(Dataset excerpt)
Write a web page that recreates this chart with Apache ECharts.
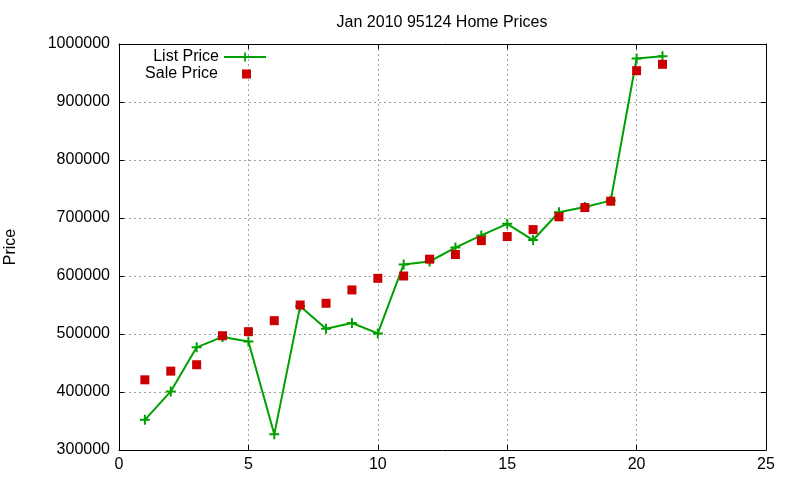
<!DOCTYPE html>
<html>
<head>
<meta charset="utf-8">
<script src="https://cdn.jsdelivr.net/npm/echarts@6/dist/echarts.min.js"></script>
<style>html,body{margin:0;padding:0;background:#fff}#c{width:800px;height:480px}</style>
</head>
<body>
<div id="c"></div>
<script>
const titleText = 'Jan 2010 95124 Home Prices';
const xValues = [1,2,3,4,5,6,7,8,9,10,11,12,13,14,15,16,17,18,19,20,21];
const listPrice = [352000,401000,477000,495000,487000,327000,548000,509000,519000,501000,620000,625000,649000,670000,690000,662000,710000,719000,730000,975000,979000];
const salePrice = [421000,436000,447000,497000,504000,523000,550000,553000,576000,596000,600000,629000,637000,661000,668000,680000,702000,718000,729000,954000,965000];
const xTicks = {min:0, max:25, interval:5};
const yTicks = {min:300000, max:1000000, interval:100000};

const FONT = 'Liberation Sans, Arial, sans-serif';
const chart = echarts.init(document.getElementById('c'), null, {renderer:'canvas'});
const plus = 'path://M4,0H6V4H10V6H6V10H4V6H0V4H4Z';
const gridLine = {show:true, lineStyle:{color:'#a0a0a0', type:[2,3], width:1}};
const axLine = {show:true, onZero:false, lineStyle:{color:'#000', width:1}};
const tick = {show:true, inside:true, length:5, lineStyle:{color:'#000'}};
chart.setOption({
  animation:false,
  backgroundColor:'#fff',
  title:{text:titleText, left:437, textAlign:'center', top:10,
    textStyle:{fontFamily:FONT, fontSize:16, fontWeight:'normal', color:'#000'}},
  grid:{left:119, right:34, top:44, bottom:30, containLabel:false, outerBoundsMode:'none'},
  legend:[
    {data:['List Price'], right:533, top:49, orient:'vertical', align:'right', padding:0,
     itemWidth:42, itemHeight:11,
     textStyle:{fontFamily:FONT, fontSize:16, color:'#000'}},
    {data:['Sale Price'], right:549, top:66, orient:'vertical', align:'right', padding:0,
     itemWidth:9, itemHeight:9,
     textStyle:{fontFamily:FONT, fontSize:16, color:'#000', padding:[0,19,0,0]}}
  ],
  xAxis:[
    {type:'value', min:xTicks.min, max:xTicks.max, interval:xTicks.interval, position:'bottom',
     axisLine:axLine, axisTick:tick, splitLine:gridLine,
     axisLabel:{margin:7, fontFamily:FONT, fontSize:16, color:'#000'}},
    {type:'value', min:xTicks.min, max:xTicks.max, interval:xTicks.interval, position:'top',
     axisLine:axLine, axisTick:tick, splitLine:{show:false}, axisLabel:{show:false}}
  ],
  yAxis:[
    {type:'value', min:yTicks.min, max:yTicks.max, interval:yTicks.interval, position:'left',
     name:'Price', nameLocation:'middle', nameGap:100, nameRotate:90,
     nameTextStyle:{fontFamily:FONT, fontSize:16, color:'#000'},
     axisLine:axLine, axisTick:tick, splitLine:gridLine,
     axisLabel:{margin:9, fontFamily:FONT, fontSize:16, color:'#000', formatter:v=>String(v)}},
    {type:'value', min:yTicks.min, max:yTicks.max, interval:yTicks.interval, position:'right',
     axisLine:axLine, axisTick:tick, splitLine:{show:false}, axisLabel:{show:false}}
  ],
  series:[
    {name:'List Price', type:'line', data:xValues.map((x,i)=>[x,listPrice[i]]),
     symbol:plus, symbolSize:10, showAllSymbol:true,
     lineStyle:{color:'#00a000', width:2}, itemStyle:{color:'#00a000', opacity:1}, z:2},
    {name:'Sale Price', type:'scatter', data:xValues.map((x,i)=>[x,salePrice[i]]),
     symbol:'rect', symbolSize:9, itemStyle:{color:'#cc0000', opacity:1}, z:3}
  ]
});
</script>
</body>
</html>
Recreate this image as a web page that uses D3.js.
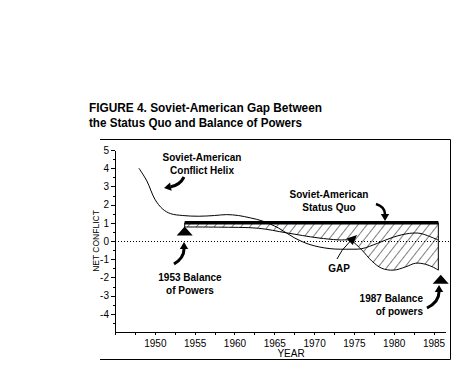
<!DOCTYPE html>
<html>
<head>
<meta charset="utf-8">
<script src="https://cdn.jsdelivr.net/npm/d3@7"></script>
<style>
  body { margin: 0; background: #fff; }
  svg text { font-family: "Liberation Sans", Arial, sans-serif; fill: #000; }
  .ann { font-weight: bold; font-size: 10px; }
  .tick text { font-size: 10px; }
</style>
</head>
<body>
<svg id="chart" width="464" height="374"></svg>
<script>
// data
const helixYears  = [1948, 1949, 1950, 1951, 1952, 1953.5, 1955.5, 1957.5, 1959, 1960.5, 1962, 1963.5, 1965.5, 1967.5, 1969.5, 1972, 1974.5, 1976, 1978, 1980, 1982, 1983.3, 1984.5, 1985.6];
const helixValues = [4.0, 3.3, 2.3, 1.75, 1.5, 1.4, 1.36, 1.4, 1.45, 1.4, 1.27, 1.1, 0.72, 0.18, -0.2, -0.42, -0.45, -0.42, -0.12, 0.22, 0.42, 0.42, 0.25, 0.05];

const bopYears  = [1953.75, 1958, 1963, 1966.5, 1970.5, 1973, 1974.6, 1976, 1977.25, 1978.5, 1980, 1981.5, 1982.75, 1984, 1985, 1985.6];
const bopValues = [0.77, 0.76, 0.7, 0.45, 0.17, 0.06, 0.02, -0.5, -1.1, -1.5, -1.6, -1.42, -1.22, -1.28, -1.45, -1.6];

const statusQuoYears = [1953.75, 1985.6];
const statusQuoValue = 1;

const markerYears  = [1953.75, 1985.9];
const markerValues = [0.55, -2.1];

const xMajor = [1950, 1955, 1960, 1965, 1970, 1975, 1980, 1985];
const xMinor = [1945, 1947.5, 1952.5, 1957.5, 1962.5, 1967.5, 1972.5, 1977.5, 1982.5];
const yMajor = [-4, -3, -2, -1, 0, 1, 2, 3, 4, 5];
const yMinor = [-4.5, -3.5, -2.5, -1.5, -0.5, 0.5, 1.5, 2.5, 3.5, 4.5];

const svg = d3.select('#chart');

const x = d3.scaleLinear().domain([1945, 1986.5]).range([115, 445.5]);
const y = d3.scaleLinear().domain([-5, 5]).range([332, 150]);

// hatch pattern
const defs = svg.append('defs');
defs.append('pattern')
    .attr('id', 'hatch')
    .attr('patternUnits', 'userSpaceOnUse')
    .attr('width', 7).attr('height', 7)
    .attr('patternTransform', 'rotate(38)')
    .append('line')
    .attr('x1', 0).attr('y1', 0).attr('x2', 0).attr('y2', 7)
    .attr('stroke', '#000').attr('stroke-width', 1);

// frame
svg.append('path')
    .attr('d', 'M100,139.5 H450.5 V359.5 H100')
    .attr('fill', 'none').attr('stroke', '#000');

// title
svg.append('text').attr('x', 89).attr('y', 112)
    .attr('font-weight', 'bold').attr('font-size', 12)
    .attr('textLength', 233).attr('lengthAdjust', 'spacingAndGlyphs')
    .text('FIGURE 4. Soviet-American Gap Between');
svg.append('text').attr('x', 89).attr('y', 126.5)
    .attr('font-weight', 'bold').attr('font-size', 12)
    .attr('textLength', 213).attr('lengthAdjust', 'spacingAndGlyphs')
    .text('the Status Quo and Balance of Powers');

// axes
svg.append('g').attr('transform', 'translate(115,0)')
    .call(d3.axisLeft(y).tickValues(yMajor).tickSize(4).tickSizeOuter(0).tickPadding(2).tickFormat(d => String(d)));
svg.append('g').attr('transform', 'translate(115,0)')
    .call(d3.axisLeft(y).tickValues(yMinor).tickSize(2).tickSizeOuter(0).tickFormat(''))
    .select('.domain').remove();

svg.append('g').attr('transform', 'translate(0,332)')
    .call(d3.axisBottom(x).tickValues(xMajor).tickSize(3).tickSizeOuter(0).tickPadding(5).tickFormat(d => String(d)));
svg.append('g').attr('transform', 'translate(0,332)')
    .call(d3.axisBottom(x).tickValues(xMinor).tickSize(3).tickSizeOuter(0).tickFormat(''))
    .select('.domain').remove();

svg.selectAll('.domain, .tick line').attr('stroke', '#000').attr('shape-rendering', 'crispEdges');

svg.append('text').attr('x', 291).attr('y', 357)
    .attr('text-anchor', 'middle').attr('font-size', 10).text('YEAR');
svg.append('text')
    .attr('transform', 'translate(99,241) rotate(-90)')
    .attr('text-anchor', 'middle').attr('font-size', 8.5)
    .text('NET CONFLICT');

// zero line
svg.append('line')
    .attr('x1', x(1945)).attr('x2', 450)
    .attr('y1', y(0) + 0.5).attr('y2', y(0) + 0.5)
    .attr('stroke', '#000').attr('stroke-dasharray', '1,2');

// hatched gap
const bop = bopYears.map((d, i) => [d, bopValues[i]]);
svg.append('path')
    .datum(bop)
    .attr('d', d3.area()
        .x(d => x(d[0]))
        .y0(y(statusQuoValue))
        .y1(d => y(d[1]))
        .curve(d3.curveCatmullRom))
    .attr('fill', 'url(#hatch)')
    .attr('stroke', '#000').attr('stroke-width', 1);

// helix
const helix = helixYears.map((d, i) => [d, helixValues[i]]);
svg.append('path')
    .datum(helix)
    .attr('d', d3.line().x(d => x(d[0])).y(d => y(d[1])).curve(d3.curveCatmullRom))
    .attr('fill', 'none').attr('stroke', '#000').attr('stroke-width', 1);

// status quo
svg.append('line')
    .attr('x1', x(statusQuoYears[0])).attr('x2', x(statusQuoYears[1]))
    .attr('y1', y(statusQuoValue)).attr('y2', y(statusQuoValue))
    .attr('stroke', '#000').attr('stroke-width', 3.5);

// balance markers
svg.selectAll('path.marker')
    .data(markerYears.map((d, i) => [d, markerValues[i]]))
    .enter().append('path')
    .attr('class', 'marker')
    .attr('d', d => {
        const cx = x(d[0]), cy = y(d[1]);
        return `M${cx - 8},${cy + 4.5} L${cx},${cy - 4.5} L${cx + 8},${cy + 4.5} Z`;
    })
    .attr('fill', '#000');

// annotations
const ann = (tx, ty, lines, anchor) => {
    lines.forEach((t, i) => {
        svg.append('text').attr('class', 'ann')
            .attr('x', tx).attr('y', ty + i * 12.5)
            .attr('text-anchor', anchor)
            .text(t);
    });
};
ann(202, 161, ['Soviet-American', 'Conflict Helix'], 'middle');
ann(329, 198, ['Soviet-American', 'Status  Quo'], 'middle');
ann(190, 281, ['1953 Balance', 'of Powers'], 'middle');
ann(423, 302, ['1987 Balance', 'of powers'], 'end');
ann(339, 272, ['GAP'], 'middle');

// curved arrows
const arrow = (x0, y0, cx, cy, x1, y1, w, head, spread) => {
    const ang = Math.atan2(y1 - cy, x1 - cx);
    const bx = x1 - Math.cos(ang) * head, by = y1 - Math.sin(ang) * head;
    svg.append('path')
        .attr('d', `M${x0},${y0} Q${cx},${cy} ${bx},${by}`)
        .attr('fill', 'none').attr('stroke', '#000').attr('stroke-width', w);
    const px = -Math.sin(ang) * head * spread, py = Math.cos(ang) * head * spread;
    svg.append('path')
        .attr('d', `M${x1},${y1} L${bx + px},${by + py} L${bx - px},${by - py} Z`)
        .attr('fill', '#000');
};
arrow(184, 177, 180, 185, 164, 188, 3, 7, 0.6);
arrow(376, 204, 385, 207, 385, 221, 2.5, 7, 0.6);
arrow(174, 264, 184, 258, 184, 242, 3, 7, 0.6);
arrow(427, 308, 439, 302, 439, 285, 3, 7, 0.6);
arrow(337, 259, 341, 250, 357, 235, 1, 10, 0.45);
</script>
</body>
</html>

→ **Task details**: Among the records above, locate the line containing "Recreate this image" and the line containing "const markerValues = [0.55, -2.1];", then transcribe exactly the lines starting at the first and ending at the second, with no pictures.

→ **Expected answer**:
Recreate this image as a web page that uses D3.js.
<!DOCTYPE html>
<html>
<head>
<meta charset="utf-8">
<script src="https://cdn.jsdelivr.net/npm/d3@7"></script>
<style>
  body { margin: 0; background: #fff; }
  svg text { font-family: "Liberation Sans", Arial, sans-serif; fill: #000; }
  .ann { font-weight: bold; font-size: 10px; }
  .tick text { font-size: 10px; }
</style>
</head>
<body>
<svg id="chart" width="464" height="374"></svg>
<script>
// data
const helixYears  = [1948, 1949, 1950, 1951, 1952, 1953.5, 1955.5, 1957.5, 1959, 1960.5, 1962, 1963.5, 1965.5, 1967.5, 1969.5, 1972, 1974.5, 1976, 1978, 1980, 1982, 1983.3, 1984.5, 1985.6];
const helixValues = [4.0, 3.3, 2.3, 1.75, 1.5, 1.4, 1.36, 1.4, 1.45, 1.4, 1.27, 1.1, 0.72, 0.18, -0.2, -0.42, -0.45, -0.42, -0.12, 0.22, 0.42, 0.42, 0.25, 0.05];

const bopYears  = [1953.75, 1958, 1963, 1966.5, 1970.5, 1973, 1974.6, 1976, 1977.25, 1978.5, 1980, 1981.5, 1982.75, 1984, 1985, 1985.6];
const bopValues = [0.77, 0.76, 0.7, 0.45, 0.17, 0.06, 0.02, -0.5, -1.1, -1.5, -1.6, -1.42, -1.22, -1.28, -1.45, -1.6];

const statusQuoYears = [1953.75, 1985.6];
const statusQuoValue = 1;

const markerYears  = [1953.75, 1985.9];
const markerValues = [0.55, -2.1];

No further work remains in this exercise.